Problem details =
Would you transcribe the whole listing exactly, minus its pictures?

━━━ Data extract ━━━

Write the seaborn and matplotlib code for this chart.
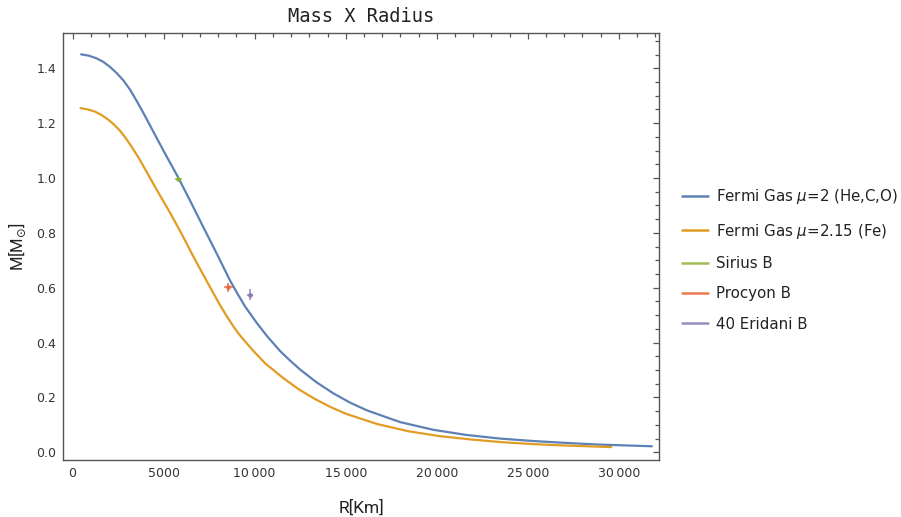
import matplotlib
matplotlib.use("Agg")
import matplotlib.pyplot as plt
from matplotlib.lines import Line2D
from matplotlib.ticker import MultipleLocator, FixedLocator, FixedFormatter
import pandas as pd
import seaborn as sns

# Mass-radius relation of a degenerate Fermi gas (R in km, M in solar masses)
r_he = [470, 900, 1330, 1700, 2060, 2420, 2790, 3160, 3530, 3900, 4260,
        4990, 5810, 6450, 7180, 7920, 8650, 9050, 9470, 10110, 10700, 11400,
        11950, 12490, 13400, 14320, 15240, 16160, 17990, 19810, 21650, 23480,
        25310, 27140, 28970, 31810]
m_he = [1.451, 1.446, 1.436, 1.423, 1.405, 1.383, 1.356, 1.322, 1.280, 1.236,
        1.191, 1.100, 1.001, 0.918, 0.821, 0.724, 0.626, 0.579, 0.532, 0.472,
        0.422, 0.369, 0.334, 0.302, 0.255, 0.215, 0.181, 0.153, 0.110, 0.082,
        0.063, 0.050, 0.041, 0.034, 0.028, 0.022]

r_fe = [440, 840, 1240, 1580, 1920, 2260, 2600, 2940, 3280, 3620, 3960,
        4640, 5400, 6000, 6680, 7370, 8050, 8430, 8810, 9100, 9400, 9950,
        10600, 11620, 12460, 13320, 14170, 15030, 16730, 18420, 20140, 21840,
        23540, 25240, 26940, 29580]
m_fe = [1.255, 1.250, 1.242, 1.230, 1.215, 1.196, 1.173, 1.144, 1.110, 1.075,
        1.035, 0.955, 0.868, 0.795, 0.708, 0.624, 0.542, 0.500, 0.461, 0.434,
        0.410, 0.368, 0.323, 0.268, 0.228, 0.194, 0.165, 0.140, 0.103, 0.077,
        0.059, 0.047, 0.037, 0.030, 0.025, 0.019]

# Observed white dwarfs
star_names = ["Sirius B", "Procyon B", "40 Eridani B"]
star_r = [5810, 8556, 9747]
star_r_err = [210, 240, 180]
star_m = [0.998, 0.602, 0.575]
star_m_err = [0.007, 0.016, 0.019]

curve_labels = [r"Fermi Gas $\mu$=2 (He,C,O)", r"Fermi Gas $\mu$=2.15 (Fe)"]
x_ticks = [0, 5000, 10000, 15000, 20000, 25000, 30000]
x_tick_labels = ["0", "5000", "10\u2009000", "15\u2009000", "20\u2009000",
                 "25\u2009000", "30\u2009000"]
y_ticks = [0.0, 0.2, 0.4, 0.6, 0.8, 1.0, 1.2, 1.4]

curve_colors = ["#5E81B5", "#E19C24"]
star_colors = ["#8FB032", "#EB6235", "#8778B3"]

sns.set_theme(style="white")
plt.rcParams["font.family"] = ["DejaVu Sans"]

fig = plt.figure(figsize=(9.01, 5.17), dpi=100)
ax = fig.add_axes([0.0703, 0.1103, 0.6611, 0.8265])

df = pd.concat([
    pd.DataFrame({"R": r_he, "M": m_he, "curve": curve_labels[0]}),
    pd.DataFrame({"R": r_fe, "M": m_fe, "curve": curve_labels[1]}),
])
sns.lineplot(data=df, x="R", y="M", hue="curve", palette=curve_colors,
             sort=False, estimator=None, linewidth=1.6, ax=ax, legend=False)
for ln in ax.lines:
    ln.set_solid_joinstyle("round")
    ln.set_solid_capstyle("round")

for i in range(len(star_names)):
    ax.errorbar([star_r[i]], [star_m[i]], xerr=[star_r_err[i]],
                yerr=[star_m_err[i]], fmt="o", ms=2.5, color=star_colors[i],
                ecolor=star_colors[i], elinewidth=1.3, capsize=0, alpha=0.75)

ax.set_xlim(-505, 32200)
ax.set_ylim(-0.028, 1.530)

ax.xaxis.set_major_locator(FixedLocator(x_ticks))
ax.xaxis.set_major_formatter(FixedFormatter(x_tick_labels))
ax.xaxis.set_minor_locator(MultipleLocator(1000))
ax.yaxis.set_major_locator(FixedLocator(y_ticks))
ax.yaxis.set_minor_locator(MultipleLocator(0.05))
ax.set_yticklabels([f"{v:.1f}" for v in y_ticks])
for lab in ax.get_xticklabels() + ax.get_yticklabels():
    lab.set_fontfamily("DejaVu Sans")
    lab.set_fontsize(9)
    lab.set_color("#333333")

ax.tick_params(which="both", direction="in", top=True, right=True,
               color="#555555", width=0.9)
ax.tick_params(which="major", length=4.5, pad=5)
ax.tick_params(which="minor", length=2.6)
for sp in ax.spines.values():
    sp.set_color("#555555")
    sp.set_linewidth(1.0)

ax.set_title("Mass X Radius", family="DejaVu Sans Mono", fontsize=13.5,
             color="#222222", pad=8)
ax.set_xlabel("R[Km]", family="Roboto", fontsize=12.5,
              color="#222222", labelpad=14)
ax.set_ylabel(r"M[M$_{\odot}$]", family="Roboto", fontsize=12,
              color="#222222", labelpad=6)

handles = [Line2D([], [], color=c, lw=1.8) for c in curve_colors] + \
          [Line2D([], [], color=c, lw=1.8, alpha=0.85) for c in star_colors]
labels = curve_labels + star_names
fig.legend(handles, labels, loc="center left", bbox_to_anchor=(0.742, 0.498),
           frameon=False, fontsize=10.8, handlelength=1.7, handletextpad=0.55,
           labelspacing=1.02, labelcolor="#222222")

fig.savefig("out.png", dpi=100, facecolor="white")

━━━

Exercise solution =
Write the seaborn and matplotlib code for this chart.
import matplotlib
matplotlib.use("Agg")
import matplotlib.pyplot as plt
from matplotlib.lines import Line2D
from matplotlib.ticker import MultipleLocator, FixedLocator, FixedFormatter
import pandas as pd
import seaborn as sns

# Mass-radius relation of a degenerate Fermi gas (R in km, M in solar masses)
r_he = [470, 900, 1330, 1700, 2060, 2420, 2790, 3160, 3530, 3900, 4260,
        4990, 5810, 6450, 7180, 7920, 8650, 9050, 9470, 10110, 10700, 11400,
        11950, 12490, 13400, 14320, 15240, 16160, 17990, 19810, 21650, 23480,
        25310, 27140, 28970, 31810]
m_he = [1.451, 1.446, 1.436, 1.423, 1.405, 1.383, 1.356, 1.322, 1.280, 1.236,
        1.191, 1.100, 1.001, 0.918, 0.821, 0.724, 0.626, 0.579, 0.532, 0.472,
        0.422, 0.369, 0.334, 0.302, 0.255, 0.215, 0.181, 0.153, 0.110, 0.082,
        0.063, 0.050, 0.041, 0.034, 0.028, 0.022]

r_fe = [440, 840, 1240, 1580, 1920, 2260, 2600, 2940, 3280, 3620, 3960,
        4640, 5400, 6000, 6680, 7370, 8050, 8430, 8810, 9100, 9400, 9950,
        10600, 11620, 12460, 13320, 14170, 15030, 16730, 18420, 20140, 21840,
        23540, 25240, 26940, 29580]
m_fe = [1.255, 1.250, 1.242, 1.230, 1.215, 1.196, 1.173, 1.144, 1.110, 1.075,
        1.035, 0.955, 0.868, 0.795, 0.708, 0.624, 0.542, 0.500, 0.461, 0.434,
        0.410, 0.368, 0.323, 0.268, 0.228, 0.194, 0.165, 0.140, 0.103, 0.077,
        0.059, 0.047, 0.037, 0.030, 0.025, 0.019]

# Observed white dwarfs
star_names = ["Sirius B", "Procyon B", "40 Eridani B"]
star_r = [5810, 8556, 9747]
star_r_err = [210, 240, 180]
star_m = [0.998, 0.602, 0.575]
star_m_err = [0.007, 0.016, 0.019]

curve_labels = [r"Fermi Gas $\mu$=2 (He,C,O)", r"Fermi Gas $\mu$=2.15 (Fe)"]
x_ticks = [0, 5000, 10000, 15000, 20000, 25000, 30000]
x_tick_labels = ["0", "5000", "10\u2009000", "15\u2009000", "20\u2009000",
                 "25\u2009000", "30\u2009000"]
y_ticks = [0.0, 0.2, 0.4, 0.6, 0.8, 1.0, 1.2, 1.4]

curve_colors = ["#5E81B5", "#E19C24"]
star_colors = ["#8FB032", "#EB6235", "#8778B3"]

sns.set_theme(style="white")
plt.rcParams["font.family"] = ["DejaVu Sans"]

fig = plt.figure(figsize=(9.01, 5.17), dpi=100)
ax = fig.add_axes([0.0703, 0.1103, 0.6611, 0.8265])

df = pd.concat([
    pd.DataFrame({"R": r_he, "M": m_he, "curve": curve_labels[0]}),
    pd.DataFrame({"R": r_fe, "M": m_fe, "curve": curve_labels[1]}),
])
sns.lineplot(data=df, x="R", y="M", hue="curve", palette=curve_colors,
             sort=False, estimator=None, linewidth=1.6, ax=ax, legend=False)
for ln in ax.lines:
    ln.set_solid_joinstyle("round")
    ln.set_solid_capstyle("round")

for i in range(len(star_names)):
    ax.errorbar([star_r[i]], [star_m[i]], xerr=[star_r_err[i]],
                yerr=[star_m_err[i]], fmt="o", ms=2.5, color=star_colors[i],
                ecolor=star_colors[i], elinewidth=1.3, capsize=0, alpha=0.75)

ax.set_xlim(-505, 32200)
ax.set_ylim(-0.028, 1.530)

ax.xaxis.set_major_locator(FixedLocator(x_ticks))
ax.xaxis.set_major_formatter(FixedFormatter(x_tick_labels))
ax.xaxis.set_minor_locator(MultipleLocator(1000))
ax.yaxis.set_major_locator(FixedLocator(y_ticks))
ax.yaxis.set_minor_locator(MultipleLocator(0.05))
ax.set_yticklabels([f"{v:.1f}" for v in y_ticks])
for lab in ax.get_xticklabels() + ax.get_yticklabels():
    lab.set_fontfamily("DejaVu Sans")
    lab.set_fontsize(9)
    lab.set_color("#333333")

ax.tick_params(which="both", direction="in", top=True, right=True,
               color="#555555", width=0.9)
ax.tick_params(which="major", length=4.5, pad=5)
ax.tick_params(which="minor", length=2.6)
for sp in ax.spines.values():
    sp.set_color("#555555")
    sp.set_linewidth(1.0)

ax.set_title("Mass X Radius", family="DejaVu Sans Mono", fontsize=13.5,
             color="#222222", pad=8)
ax.set_xlabel("R[Km]", family="Roboto", fontsize=12.5,
              color="#222222", labelpad=14)
ax.set_ylabel(r"M[M$_{\odot}$]", family="Roboto", fontsize=12,
              color="#222222", labelpad=6)

handles = [Line2D([], [], color=c, lw=1.8) for c in curve_colors] + \
          [Line2D([], [], color=c, lw=1.8, alpha=0.85) for c in star_colors]
labels = curve_labels + star_names
fig.legend(handles, labels, loc="center left", bbox_to_anchor=(0.742, 0.498),
           frameon=False, fontsize=10.8, handlelength=1.7, handletextpad=0.55,
           labelspacing=1.02, labelcolor="#222222")

fig.savefig("out.png", dpi=100, facecolor="white")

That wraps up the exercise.